A judge has denied a request from activist Carole Baskin to issue a temporary restraining order barring Netflix from airing Tiger King 2.
As Timcast previously reported, Baskin filed a lawsuit against the streaming giant and Royal Goode productions in Florida federal court on Monday.
Baskin also filed an emergency motion for a temporary restraining order that would bar them “from any use of film footage of the Baskins and the Big Cat Rescue sanctuary in Tiger King 2 or in any related promotion or advertising.”
Multiple stars of the show have told Timcast that they are expecting the new season to take a deep dive into solving the mystery of Baskin’s former husband Don Lewis, who allegedly just vanished — according to the big cat activist. Joe Exotic has long claimed that Baskin fed her husband to their tigers, even making a music video dramatizing what he believed happened.
Judge Virginia M. Hernandez Covington issued an order and responded to the request on Monday, far ahead of Baskin’s request for a decision by November 16.
“While the Court understands the Baskins’ frustration, it does not appear that inclusion of Defendants’ footage of the Baskins will cause any immediate harm that cannot be compensated with monetary damages,” she explained. “Importantly, the Court merely finds that the Baskins are not entitled to the extraordinary remedy of a temporary restraining order, which would be entered before Defendants have had an adequate opportunity to respond.”
According to the Hollywood Reporter, “Baskin, along with her husband Howard, claims the footage breaches appearance releases dated April 30, 2016 and April 3, 2018. She says she was initially approached in 2014 about participating in what Royal Goode described as a ‘Blackfish style documentary to expose the big cat trade.’ They agreed and were filmed for a total of 10 days over five years.”

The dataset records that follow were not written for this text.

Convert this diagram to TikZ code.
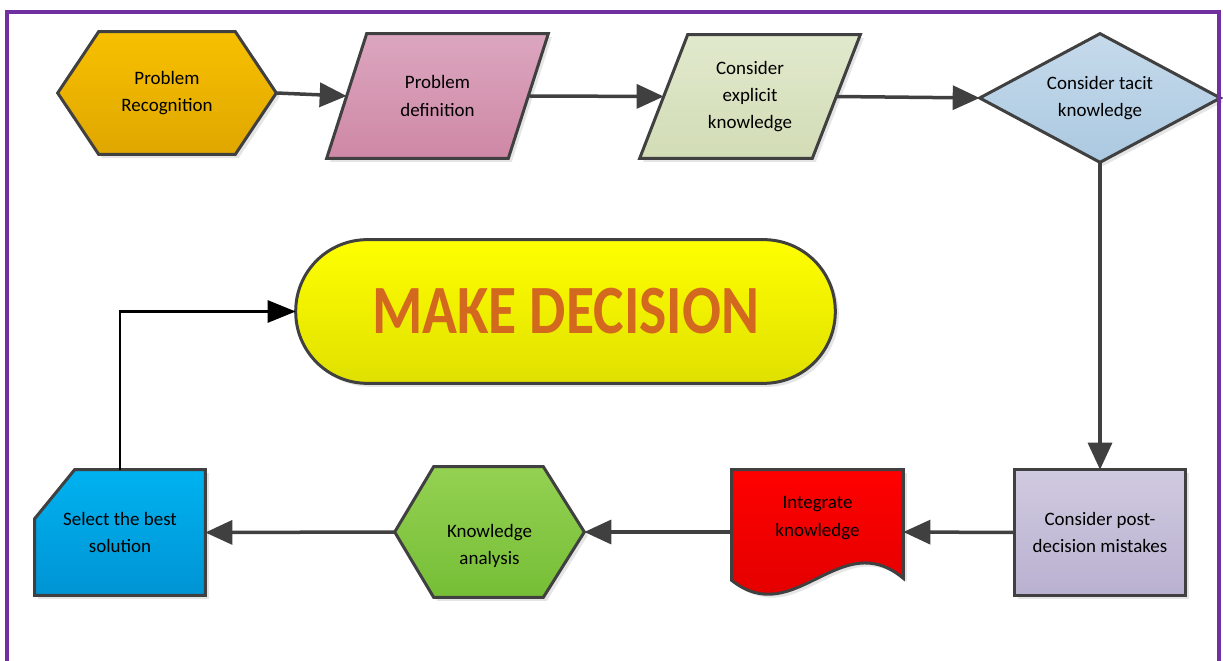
\documentclass[tikz,border=0pt]{standalone}
\usepackage{fontspec}
\setmainfont{Carlito}
\usetikzlibrary{arrows.meta, calc, backgrounds, shadows}
\definecolor{edge}{HTML}{404040}
\definecolor{frm}{HTML}{7030A0}
\definecolor{prT}{HTML}{F8C000}
\definecolor{prB}{HTML}{DFA700}
\definecolor{pdT}{HTML}{DCA6BF}
\definecolor{pdB}{HTML}{CE88A6}
\definecolor{ceT}{HTML}{E1E9CD}
\definecolor{ceB}{HTML}{D2DCB5}
\definecolor{ctT}{HTML}{C6DAEB}
\definecolor{ctB}{HTML}{ABC9E1}
\definecolor{pmT}{HTML}{D0CAE0}
\definecolor{pmB}{HTML}{B9B1D0}
\definecolor{ikT}{HTML}{FF0000}
\definecolor{ikB}{HTML}{DC0000}
\definecolor{kaT}{HTML}{94D152}
\definecolor{kaB}{HTML}{76BE36}
\definecolor{sbT}{HTML}{00B2F0}
\definecolor{sbB}{HTML}{0094D4}
\definecolor{mdT}{HTML}{FFFF00}
\definecolor{mdB}{HTML}{E0E000}
\definecolor{mdtext}{HTML}{D2691E}

\begin{document}
\begin{tikzpicture}[
    x=0.02cm, y=-0.02cm,
    font=\fontsize{10.8}{15.5}\selectfont,
    box/.style={rectangle, inner sep=0pt, align=center},
    shp/.style={draw=edge, line width=0.06cm,
      drop shadow={shadow xshift=0.07cm, shadow yshift=-0.07cm, fill=black!25, opacity=0.4}},
    flow/.style={-{Triangle[length=0.54cm, width=0.48cm]}, draw=edge, line width=0.07cm},
    back/.style={-{Triangle[length=0.56cm, width=0.44cm]}, draw=black, line width=0.055cm},
    frame/.style={draw=frm, line width=0.09cm},
  ]
  \useasboundingbox (0,0) rectangle (1223,661);
  \draw[frame] (7,661) -- (7,12) -- (1219,12) -- (1219,661);
  % ------------------------------------------------------------------ top row
  \node[box, minimum width=4.36cm, minimum height=2.44cm] (pr) at (167,93) {Problem\\Recognition};
  \node[box, minimum width=4.42cm, minimum height=2.48cm] (pd) at (437.5,96) {Problem\\definition};
  \node[box, minimum width=4.4cm, minimum height=2.46cm] (ce) at (750,96.5) {Consider\\explicit\\knowledge};
  \node[box, minimum width=4.8cm, minimum height=2.56cm] (ct) at (1100,98) {Consider tacit\\knowledge};
  % ------------------------------------------------------------------ centre
  \node[box, minimum width=10.78cm, minimum height=2.86cm, text=mdtext,
        font=\bfseries\fontsize{32.8}{36}\selectfont] (md) at (565.5,311.5) {\scalebox{1}[1.2]{MAKE DECISION}};
  % ------------------------------------------------------------------ bottom row
  \node[box, minimum width=3.4cm, minimum height=2.5cm] (pm) at (1100,532.5) {Consider post-\\decision mistakes};
  \node[box, minimum width=3.42cm, minimum height=2.48cm, text depth=0.62cm] (ik) at (817.5,532) {Integrate\\knowledge};
  \node[box, minimum width=3.78cm, minimum height=2.6cm, text height=1.36cm] (ka) at (489.5,532) {Knowledge\\analysis};
  \node[box, minimum width=3.4cm, minimum height=2.5cm] (sb) at (120,532.5) {Select the best\\solution};
  % ------------------------------------------------------------------ shapes behind the texts
  \begin{scope}[on background layer]
    \path[shp, top color=prT, bottom color=prB] (pr.west) -- ($(pr.north west)+(41,0)$) -- ($(pr.north east)+(-41,0)$)
      -- (pr.east) -- ($(pr.south east)+(-41,0)$) -- ($(pr.south west)+(41,0)$) -- cycle;
    \path[shp, top color=pdT, bottom color=pdB] (pd.south west) -- ($(pd.north west)+(40,0)$) -- (pd.north east)
      -- ($(pd.south east)+(-40,0)$) -- cycle;
    \path[shp, top color=ceT, bottom color=ceB] (ce.south west) -- ($(ce.north west)+(48,0)$) -- (ce.north east)
      -- ($(ce.south east)+(-48,0)$) -- cycle;
    \path[shp, top color=ctT, bottom color=ctB] (ct.west) -- (ct.north) -- (ct.east) -- (ct.south) -- cycle;
    \path[shp, top color=mdT, bottom color=mdB, rounded corners=1.43cm] (md.north west) rectangle (md.south east);
    \path[shp, top color=pmT, bottom color=pmB] (pm.north west) rectangle (pm.south east);
    \path[shp, top color=ikT, bottom color=ikB] (ik.north west) -- (ik.north east) -- ($(ik.south east)+(0,-16)$)
      .. controls ($(ik.south east)+(-63,-69)$) and ($(ik.south west)+(63,36)$) .. ($(ik.south west)+(0,-14)$) -- cycle;
    \path[shp, top color=kaT, bottom color=kaB] (ka.west) -- ($(ka.north west)+(39,0)$) -- ($(ka.north east)+(-41,0)$)
      -- (ka.east) -- ($(ka.south east)+(-41,0)$) -- ($(ka.south west)+(39,0)$) -- cycle;
    \path[shp, top color=sbT, bottom color=sbB] (sb.south west) -- ($(sb.north west)+(0,49)$) -- ($(sb.north west)+(40,0)$)
      -- (sb.north east) -- (sb.south east) -- cycle;
  \end{scope}
  % ------------------------------------------------------------------ connectors
  \draw[flow] (pr.east) -- ($(pd.west)+(20,0)$);
  \draw[flow] ($(pd.east)+(-20,0)$) -- ($(ce.west)+(24,0)$);
  \draw[flow] ($(ce.east)+(-24,0)$) -- (ct.west);
  \draw[flow] (ct.south) -- (pm.north);
  \draw[flow] (pm.west) -- (ik.east);
  \draw[flow] (ik.west) -- (ka.east);
  \draw[flow] (ka.west) -- (sb.east);
  \draw[back] (sb.north) |- (md.west);
\end{tikzpicture}
\end{document}
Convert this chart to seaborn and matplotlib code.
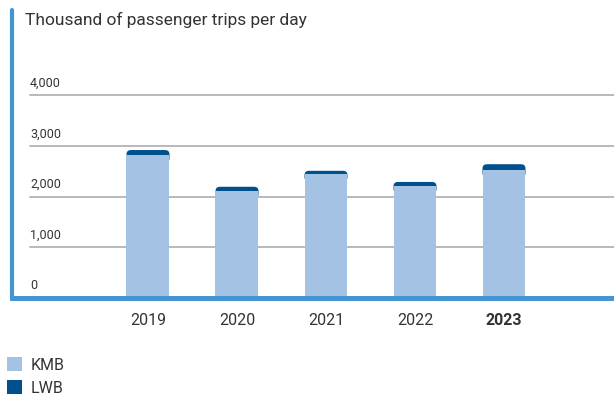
import matplotlib
matplotlib.use("Agg")
import matplotlib.pyplot as plt
import seaborn as sns
import pandas as pd
from matplotlib.patches import FancyBboxPatch, Patch

# Data (thousand passenger trips per day)
years = ["2019", "2020", "2021", "2022", "2023"]
kmb = [2820, 2115, 2450, 2215, 2530]
lwb = [100, 80, 60, 75, 110]
yticks = [0, 1000, 2000, 3000, 4000]

light = "#a3c2e4"
dark = "#00508e"
axis_blue = "#4595d2"
text_col = "#333333"

df = pd.DataFrame({"year": years, "KMB": kmb, "LWB": lwb})
df["total"] = df["KMB"] + df["LWB"]

sns.set_style("white")
plt.rcParams["font.family"] = ["Roboto", "DejaVu Sans"]

fig = plt.figure(figsize=(6.14, 3.98), dpi=100)
ax = fig.add_axes([12 / 614, (398 - 298) / 398, 602 / 614, (298 - 10) / 398])

# stacked bars: KMB light blue, LWB dark blue cap with rounded top
sns.barplot(data=df, x="year", y="KMB", color=light, saturation=1, width=0.483,
            linewidth=0, ax=ax)
for p, top in zip(list(ax.patches), df["total"]):
    p.set_zorder(3)
    p.set_edgecolor("none")
    base = p.get_height() - 150  # tuck the cap's lower corners under the KMB bar
    rb = FancyBboxPatch((p.get_x(), base), p.get_width(), top - base,
                        boxstyle="round,pad=0,rounding_size=0.05", mutation_aspect=1700,
                        facecolor=dark, edgecolor="none", zorder=1.5)
    ax.add_patch(rb)

ax.set_xlim(-1.528, 5.236)
ax.set_ylim(0, 5683)

# gridlines and y labels
x0 = (30 - 12) / 602
for v in yticks:
    if v > 0:
        ax.axhline(v, xmin=x0, xmax=1, color="#b3b3b3", lw=1.3, zorder=1)
    ax.annotate(f"{v:,}", xy=(x0, v), xycoords=("axes fraction", "data"),
                xytext=(0, 4), textcoords="offset points", fontsize=9,
                color=text_col, ha="left", va="bottom")

ax.set_yticks([])
ax.set_xlabel("")
ax.set_ylabel("")
ax.tick_params(axis="x", length=0, pad=11, labelsize=11.5, labelcolor=text_col)
for lab in ax.get_xticklabels():
    if lab.get_text() == "2023":
        lab.set_fontweight("bold")

for s in ["top", "right"]:
    ax.spines[s].set_visible(False)
ax.spines["left"].set_color(axis_blue)
ax.spines["left"].set_linewidth(3)
ax.spines["left"].set_capstyle("round")
ax.spines["bottom"].set_color(axis_blue)
ax.spines["bottom"].set_linewidth(3.6)
ax.spines["bottom"].set_zorder(4)

fig.text(25 / 614, 1 - 20 / 398, "Thousand of passenger trips per day",
         fontsize=12.5, color=text_col, va="center", ha="left")

handles = [Patch(facecolor=light, edgecolor="none", label="KMB"),
           Patch(facecolor=dark, edgecolor="none", label="LWB")]
fig.legend(handles=handles, loc="lower left", bbox_to_anchor=(-0.012, -0.03),
           frameon=False, fontsize=11.5, handlelength=0.95, handleheight=1.0,
           handletextpad=0.55, labelspacing=0.45, labelcolor=text_col)

fig.savefig("out.png", dpi=100)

“Far from being a documentary motion picture that seeks to expose the illicit trade of big cat private ownership, breeding and cub petting, Tiger King 1 is a seven (7) episode series focused primarily upon portrayal of Joe Exotic as a sympathetic victim and Carole as the villain,” writes attorney Frank Jakes in the complaint.
The complaint further states that her portrayal in the first season led to Baskin receiving hate mail, harassment and death threats and they had to suspend tours of their so-called sanctuary for big cats over fear of violence.
“After Tiger King 1, Royal Goode Productions again approached the Baskins “to clear the air” and, presumably, to entice them into being filmed for the sequel called Tiger King 2,” writes Jakes in the motion for emergency relief, which is embedded below. “The Baskins refused, believing that the Appearance Releases prevented any further use of their film footage by Royal Goode Productions and Netflix in any sequel. Then, on October 27, 2021, Netflix released its Official Tiger King 2 Trailer. To the Baskins’ dismay, the trailer prominently displayed film footage of the Baskins and made clear that Tiger King 2 would do the same.”
The new season of Tiger King is scheduled to be released on November 17.